Что это значит для России?

Современная Россия находится в парадоксальной ситуации. С одной стороны, уровень жизни в России никогда не был так высок, как сейчас. С другой стороны, стратегические перспективы России никогда не были так катастрофичны.

70% экспортных доходов России составляет нефть. Еще 25% — это экспорт необработанных металлов и необработанной древесины. Цена нефти последние 2-3 года — 80-120 долл. за баррель, и на каждый реально проданный баррель приходится десятикратно превышающий его объем деривативов.

Это значит, что в современном мире нефть давно перестала быть только товаром. Как и золото, она стала деньгами. Универсальным средством обмена. В современном мире нефть стоит не столько, сколько за нее дает потребитель, а столько, во сколько ее условно оценивают участники финансового рынка.

Это значит, что обширный иждивенческий класс России (40 млн пенсионеров, 6,3 млн не желающих работать мужчин работоспособного возраста, 2,5 млн сотрудников МВД, прокуратуры, ФСИН, Минюста, МЧС и ФМС, 1,4 млн чиновников, 400 тыс. офицеров армии и пр.) живет за счет нефтяной эмиссии, точно так же, как аристократия, духовенство и чиновники Испании в конце XVII в. жили за счет золота из Перу и серебра из Потоси.

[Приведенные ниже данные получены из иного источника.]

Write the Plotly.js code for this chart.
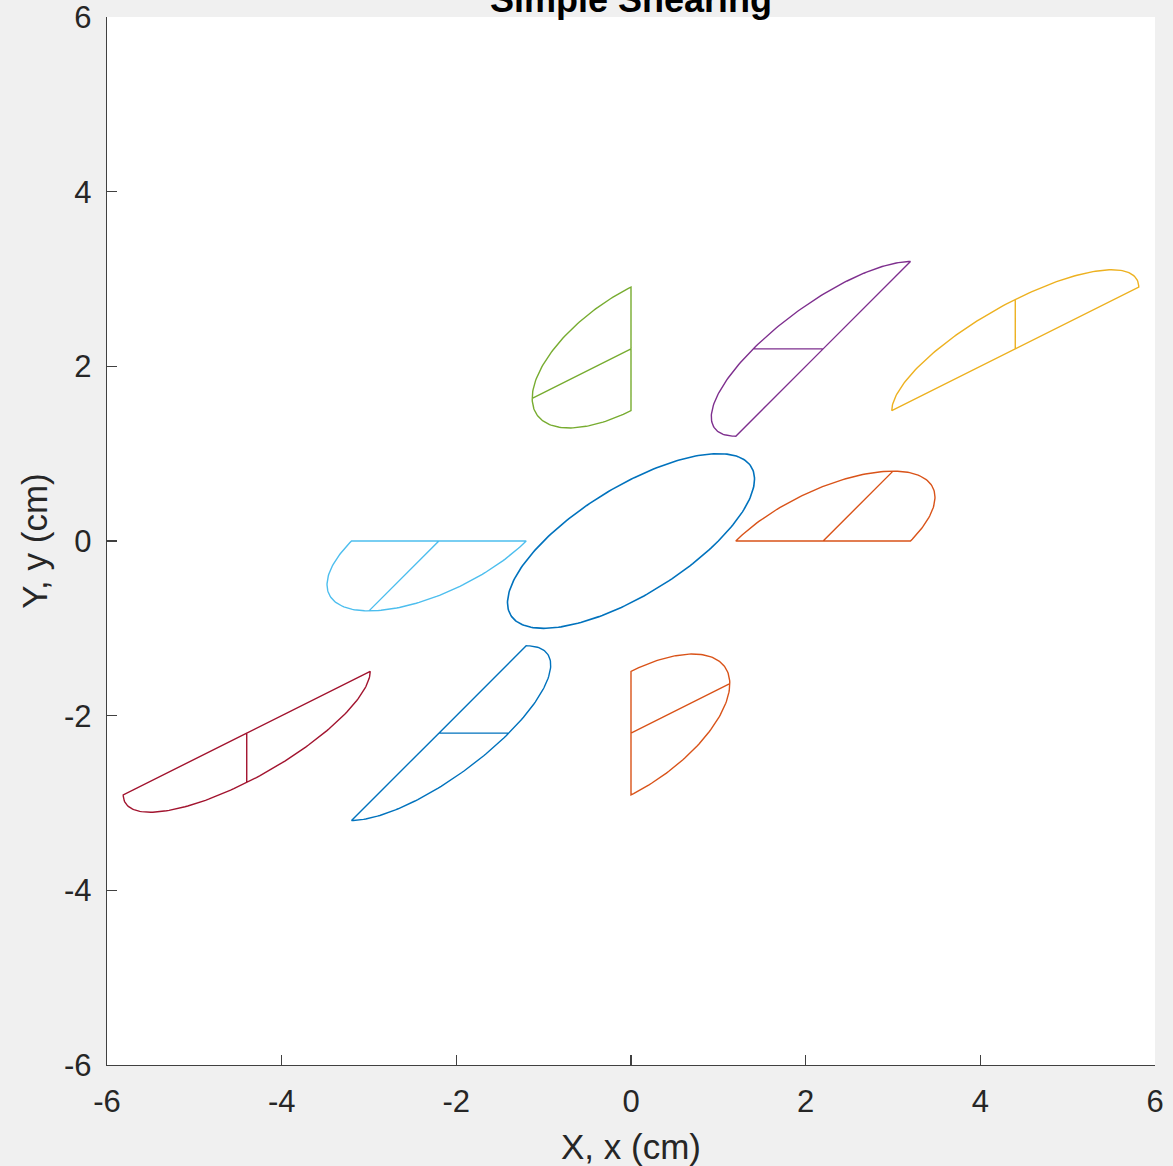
<!DOCTYPE html>
<html>
<head>
<meta charset="utf-8">
<script src="https://cdn.plot.ly/plotly-3.0.1.min.js"></script>
<style>
  html, body { margin: 0; padding: 0; background: #F0F0F0; }
  #chart { width: 1173px; height: 1166px; }
</style>
</head>
<body>
<div id="chart"></div>
<script>
// ---- Values ----
const shearGamma = 1.0;            // simple shear: x' = x + gamma * y
const circleRadius = 1.0;          // central circle (drawn sheared)
const halfAxisAlong = 1.0;         // half-length of each half-ellipse's flat side
const halfAxisAcross = 0.8;        // height of each half-ellipse
// undeformed centres of the eight half-ellipses
const centerX = [2.2, 2.2, 0.0, -2.2, -2.2, -2.2, 0.0, 2.2];
const centerY = [0.0, 2.2, 2.2, 2.2, 0.0, -2.2, -2.2, -2.2];
// orientation of each half-ellipse (degrees)
const rotationDeg = [0, 45, 90, 135, 180, 225, 270, 315];
const shapeColors = ['#D95319', '#EDB120', '#7E2F8E', '#77AC30', '#4DBEEE', '#A2142F', '#0072BD', '#D95319'];
const circleColor = '#0072BD';
const tickValues = [-6, -4, -2, 0, 2, 4, 6];
const tickLabels = ['-6', '-4', '-2', '0', '2', '4', '6'];
const chartTitle = 'Simple Shearing';
const arcSteps = 120;

function shear(x, y) { return [x + shearGamma * y, y]; }

const traces = [];

// central sheared circle
(function () {
  const xs = [], ys = [];
  for (let i = 0; i <= arcSteps * 2; i++) {
    const t = 2 * Math.PI * i / (arcSteps * 2);
    const p = shear(circleRadius * Math.cos(t), circleRadius * Math.sin(t));
    xs.push(p[0]); ys.push(p[1]);
  }
  traces.push({ x: xs, y: ys, type: 'scatter', mode: 'lines',
    line: { color: circleColor, width: 1.6 }, hoverinfo: 'skip' });
})();

// half-ellipses with a radius line, then sheared
for (let k = 0; k < centerX.length; k++) {
  const th = rotationDeg[k] * Math.PI / 180;
  const c = Math.cos(th), s = Math.sin(th);
  const local = [[0, 0], [halfAxisAlong, 0]];
  for (let i = 0; i <= arcSteps; i++) {
    const t = Math.PI * i / arcSteps;
    local.push([halfAxisAlong * Math.cos(t), halfAxisAcross * Math.sin(t)]);
  }
  local.push([0, 0]);
  local.push([0, halfAxisAcross]);
  const xs = [], ys = [];
  local.forEach(function (p) {
    const rx = p[0] * c - p[1] * s + centerX[k];
    const ry = p[0] * s + p[1] * c + centerY[k];
    const q = shear(rx, ry);
    xs.push(q[0]); ys.push(q[1]);
  });
  traces.push({ x: xs, y: ys, type: 'scatter', mode: 'lines',
    line: { color: shapeColors[k], width: 1.4 }, hoverinfo: 'skip' });
}

const fontFamily = 'Liberation Sans, Arial, Helvetica, sans-serif';
const axisCommon = {
  range: [-6, 6],
  tickmode: 'array',
  tickvals: tickValues,
  ticktext: tickLabels,
  ticks: 'inside',
  ticklen: 10,
  tickwidth: 1.3,
  tickcolor: '#404040',
  showline: true,
  linecolor: '#404040',
  linewidth: 1.3,
  mirror: false,
  showgrid: false,
  zeroline: false,
  ticklabeloverflow: 'allow',
  tickfont: { family: fontFamily, size: 31, color: '#262626' },
  fixedrange: true
};

const layout = {
  width: 1173,
  height: 1166,
  paper_bgcolor: '#F0F0F0',
  plot_bgcolor: '#FFFFFF',
  showlegend: false,
  hovermode: false,
  margin: { l: 107, r: 18, t: 17, b: 101, pad: 0 },
  annotations: [{
    text: '<b>' + chartTitle + '</b>',
    font: { family: fontFamily, size: 36, color: '#000000' },
    xref: 'paper', yref: 'paper', x: 0.5, y: 1,
    xanchor: 'center', yanchor: 'bottom', yshift: -4,
    showarrow: false, borderpad: 0
  }],
  xaxis: Object.assign({}, axisCommon, {
    ticklabelstandoff: 8,
    title: { text: 'X, x (cm)', font: { family: fontFamily, size: 35, color: '#262626' }, standoff: 17 }
  }),
  yaxis: Object.assign({}, axisCommon, {
    ticklabelstandoff: 8,
    title: { text: 'Y, y (cm)', font: { family: fontFamily, size: 35, color: '#262626' }, standoff: 5 }
  })
};

Plotly.newPlot('chart', traces, layout, { displayModeBar: false, staticPlot: true });
</script>
</body>
</html>
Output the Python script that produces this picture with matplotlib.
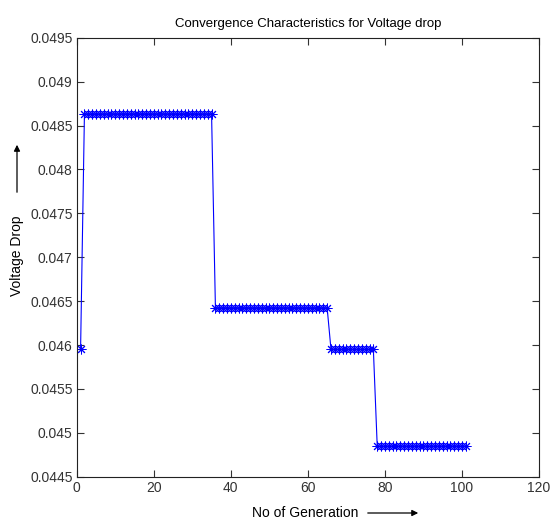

За мировым экономическим кризисом последует крах путинского режима. После этого перед Россией, очевидно, будут два пути. Один — идти той же дорогой, которой следовала Латинская Америка и которой следует Европа сейчас. А именно — в угоду избирателю делить стремительно уменьшающийся экономический пирог; в результате такого деления на ноль в остатке всегда получится коррумпированная бюрократия, переходящая в коррумпированную диктатуру. Этот путь легок в начале, но в конце его — катастрофа.

Второе. Пойти тем путем, который предусматривает дополнительные экономические премии трудящимся и который не награждает иждивенцев. Этот путь в начале труден. Но именно он — единственный способ самодвижения нации во имя спасения. Способ создать избирателя, заинтересованного не в том, чтобы правительство давало ему деньги, а в том, чтобы правительство не отнимало у него собственность.

Нам следует подражать не европейской бюрократии XXI в., которая привела к кризису процветающее общество, а европейскому индивидуализму XIX в., который это процветание создал.